Example 2: My personal bottle of ketchup
Today, through bar code scanning, photo recognition, and soon, RFID tags, my phone can recognize the brand of ketchup I’m holding, allowing me to do a web search on it. This is cool, but severely limited as every single bottle registers exactly the same way. When I look up this bottle, I’m seeing the platonic ideal, not *my* bottle. A clever mix of history stored on my phone and cheap sensors in the bottle will create an experience for just this particular bottle: how many times it’s been used, when it’s been used, and even by whom it’s been used, which will create a data cloud that is unique to this particular bottle of ketchup. You may recognize this as a spime created by Bruce Sterling.

Example 3: Trouble beeper
My last example is a simple device, a tiny disc that I attach to a wall where I put my car keys. I’ve configured it with my morning commute. It only has one job: to know when I’m passing by. When I leave the house for work, it notices my passing and agreeably glows green, indicating that my commute appears unencumbered. This will quickly become a routine part of my day and I’ll hardly even register this green glow. The disc will, however, glow red and beep if there are any potential problems, such as a traffic jam or a delayed train. It only grabs my attention when there is a problem.

Most of us are creatures of habit with very repetitive parts of our day, and we really don’t want surprises. Instead of building an app that I have to consult to determine if my commute is ok, I have a device that only talks to me when it is not. I’ll need to pull out my phone and figure something out when this occurs, but that will rarely happen. This completely turns the interaction model of an app on its head.

Just-in-time interaction
Tying interaction to a specific device becomes, in effect, my personal gateway into precise, targeted, functionality.
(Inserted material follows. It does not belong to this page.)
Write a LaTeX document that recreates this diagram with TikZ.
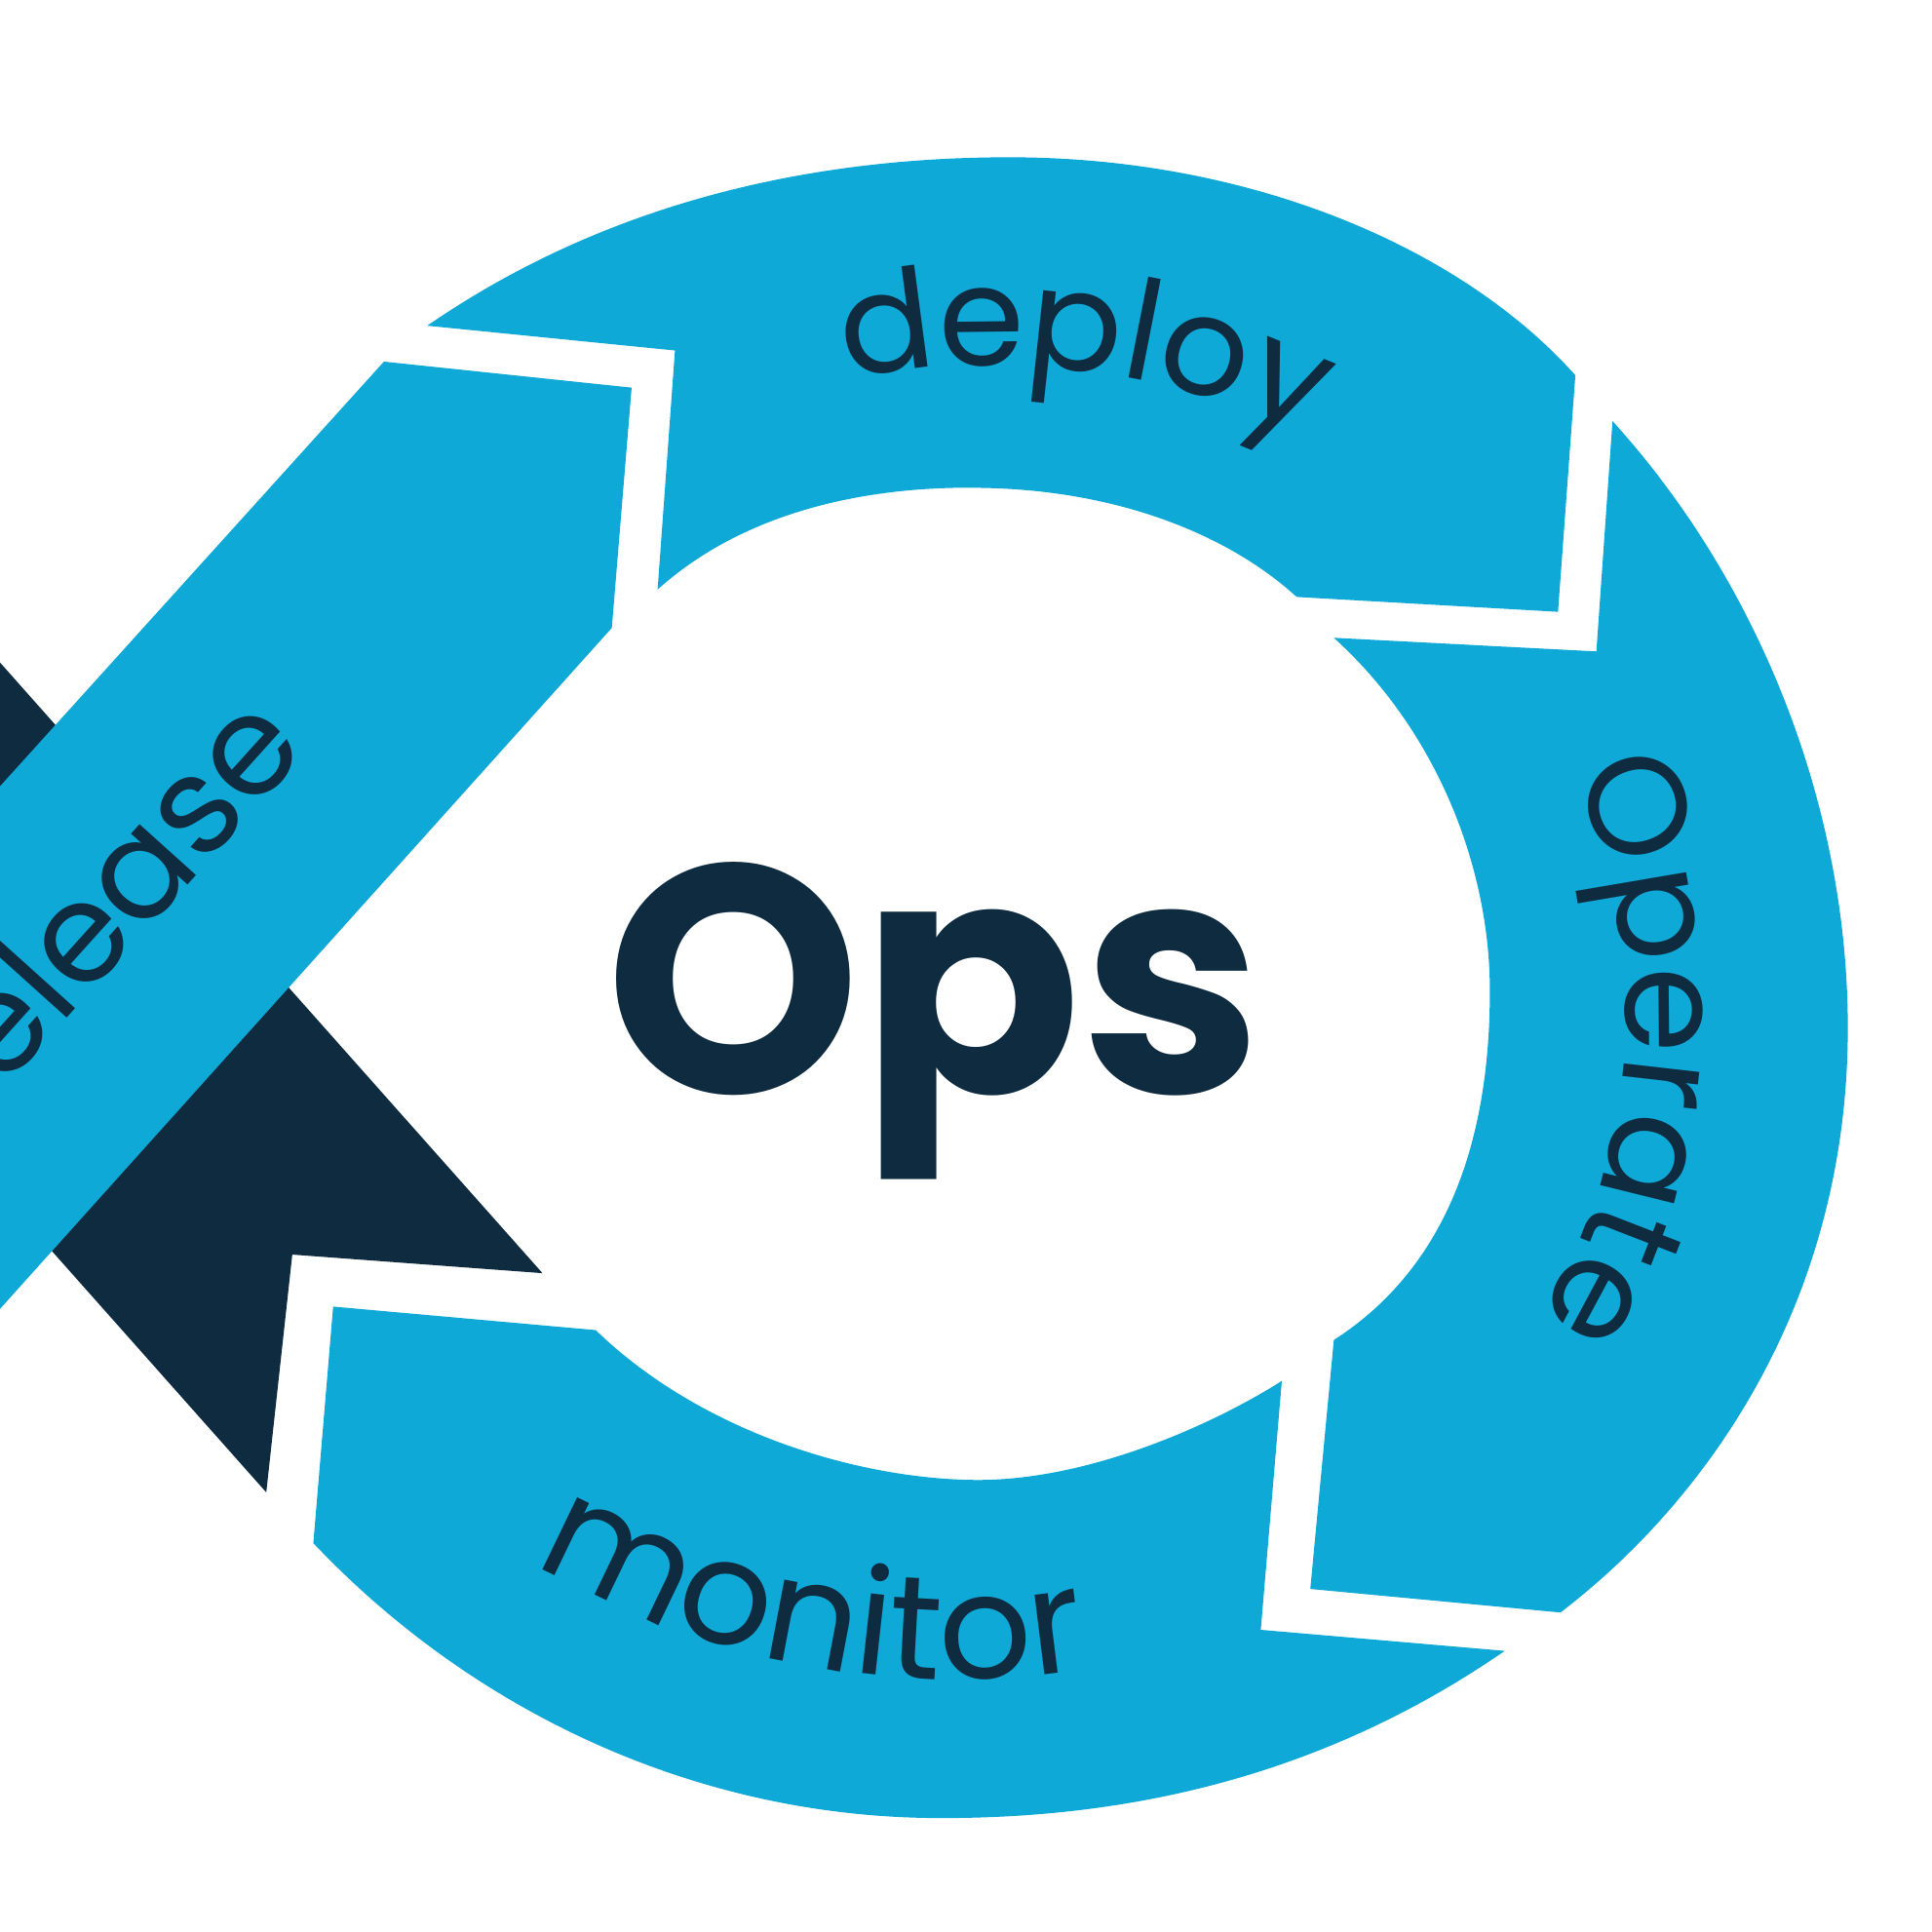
\documentclass[tikz,border=0pt]{standalone}
\usepackage{fontspec}
\setmainfont{Poppins}
\usetikzlibrary{decorations.text}
\definecolor{cblue}{HTML}{0EA9D6}
\definecolor{cnavy}{HTML}{0F2B40}
\begin{document}
\begin{tikzpicture}[x=1pt,y=1pt,
  seg/.style={fill=cblue,draw=none},
  band/.style={fill=cnavy,draw=none},
  arclabel/.style 2 args={decorate,decoration={text along path,text align=center,text color=cnavy,
     text={|\fontsize{#2}{#2}\selectfont|#1}}}]
\useasboundingbox (0,0) rectangle (1560,-1560);
\begin{scope}
\clip (0,0) rectangle (1560,-1560);
% dark band
\path[band] (-10,-523.7) -- (438,-1028) -- (236,-1013) -- (215,-1205) -- (-10,-951.7) -- cycle;
% release band
\path[seg] (-10,-646) -- (310,-292) -- (510,-313) -- (494,-507) -- (-10,-1068) -- cycle;
\end{scope}
% deploy
\path[seg] (345,-263) .. controls (480,-170) and (640,-127) .. (815,-127)
  .. controls (1010,-127) and (1180,-200) .. (1272,-303)
  -- (1258,-494) -- (1047,-482)
  .. controls (990,-430) and (900,-396) .. (795,-394)
  .. controls (720,-392) and (610,-405) .. (531,-476)
  -- (545,-283) -- cycle;
% operate
\path[seg] (1302,-340) .. controls (1420,-470) and (1492,-650) .. (1492,-830)
  .. controls (1492,-1050) and (1380,-1210) .. (1260,-1302)
  -- (1058,-1283) -- (1077,-1082)
  .. controls (1150,-1035) and (1203,-950) .. (1203,-800)
  .. controls (1203,-700) and (1160,-590) .. (1077,-515)
  -- (1289,-526) -- cycle;
% monitor
\path[seg] (1215,-1333) .. controls (1060,-1440) and (900,-1468) .. (760,-1468)
  .. controls (560,-1468) and (380,-1380) .. (253,-1246)
  -- (269,-1055) -- (481,-1074)
  .. controls (570,-1160) and (700,-1195) .. (790,-1195)
  .. controls (880,-1195) and (980,-1150) .. (1035,-1115)
  -- (1018,-1316) -- cycle;
% labels
\node[text=cnavy,font=\fontsize{262}{262}\selectfont\bfseries,anchor=base] (ops) at (754.5,-883) {Ops};
\path[arclabel={deploy}{112}] (800,-900) ++(123:605) arc[start angle=123,end angle=43,radius=605];
\path[arclabel={Operate}{112}] (859,-820) ++(36.5:454) arc[start angle=36.5,end angle=-43.5,radius=454];
\path[arclabel={monitor}{118}] (774,-691) ++(219:665) arc[start angle=219,end angle=299,radius=665];
\begin{scope}
\clip (0,0) rectangle (1560,-1560);
\node[text=cnavy,font=\fontsize{112}{112}\selectfont,anchor=base east,rotate=48,inner sep=0pt] (release) at (250,-605) {release};
\end{scope}
\end{tikzpicture}
\end{document}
There is something very powerful about the relationship between a specific object and myself: it contextually unlocks information and functionality that is normally too complex to get through a classic application.  Apps can still exist, of course, but they are the old school, heavy lifters I go to when I really want to roll up my sleeves and work. In a sea of smart devices, I will pass by hundreds of devices a day, ignoring the vast majority. But when I do choose to interact with them, I want just-in-time interaction, exactly what I need from that object, at that time.

This conversation is not utopian. Primitive versions of these examples are being built today. What is holding us back right now is the mobile phone’s inability to properly act as a navigator through this opportunistic cluster of devices. We’re forced to use barcode scanners, cameras, or soon NFC chips to cobble together clunky approximations of these visions. Here are the types of advances in mobile phones that would unlock this potential:

Advance 1: A Discovery service
Phones today have lots of sensors built into them but no service to tie them all together. There needs to be a service between the phone and the cloud that offers a ranked list of devices and information sources nearby. This would include geo-tagged objects (such as every bus stop in a city, but there’s no reason this can’t extend to every tree in a park), nearby RFID tags, low energy Bluetooth devices, and narrow function Wi-Fi devices such as bathroom scales. This will be an ever-changing list of technologies, which is why it’s so critical that a service exists to act as buffer. As new technologies appear, our phones just see more stuff.

This vision isn’t as nearly as difficult to achieve as you might think. First, there doesn’t need to be a monolithic phone or web service by single company, several can exist at once and compete. Second, any company that wanted to put their geo-tagged data into a service would just need to publish their feed on the web once in a standardized format. Any cloud service that wanted to play could then crawl the data and offer it up. The RFID, Bluetooth, and Wi-Fi ranking would most likely reside on the phone itself and could be cleverly augmented by cloud services. Signal strength should also play into the ranking so the device near me would be ranked higher than the one 40 feet away (a common problem in Bluetooth pairing today)

Keep in mind that only devices that want to be found, such as bus stops and posters, would be ranked. This service would not be used for personal devices such as mobile phones.

Advance 2: A Common Interaction language
Each of these devices would need to have their local information and functionality displayed in a universal form. HTML5 is the obvious candidate here. It can’t be a native app because they would have to run on every device on the planet. As these information services are, at least initially, a bit simpler than classic applications today, it’s possible to imagine their requirements being less demanding. A tremendous amount of functionality could be unlocked by using just what’s available today in HTML5, let alone what will be coming over the next few years.

A huge side benefit to using HTML5 is how easy it would be to embed this functionality in existing desktop web services. Any web mapping service today could show these geo tagged services (e.g. both fixed stops bus stops and moving buses) so you could look at the approaching bus from your office computer just as easily as your phone.

Advance 3: OS level access to these nearby devices
If I need to launch an app to browse and interact with what’s nearby, I’m not much better off. There needs to be a type of radar built into the phone’s home screen experience. Speed and simplicity are key to exposing devices that are nearby and allowing me to see and choose them with as little trouble as possible.

Of course, there will likely be a range of newer, more focused devices that could offer a similar discovery service (watches and digital projection eye glasses come to mind). Mobile phones are just the tools we’re comfortable with today and the best place to experiment.

Conclusion
The history of mobile phones has been a long slow process of copying what works on the desktop and then sheepishly realizing that it just doesn’t quite work right. App Myopia is one of the final bad habits we need to abandon. Just-in-time interaction is a new opportunity and represents a style of interaction that reinvents basic interaction styles between devices. The ideas in this paper are a tiny start in this direction. My purpose isn’t to predict a full list of future products as much as to tear down old models so we can start to build these breakthrough products. We can’t see the future if we can’t let go of the past.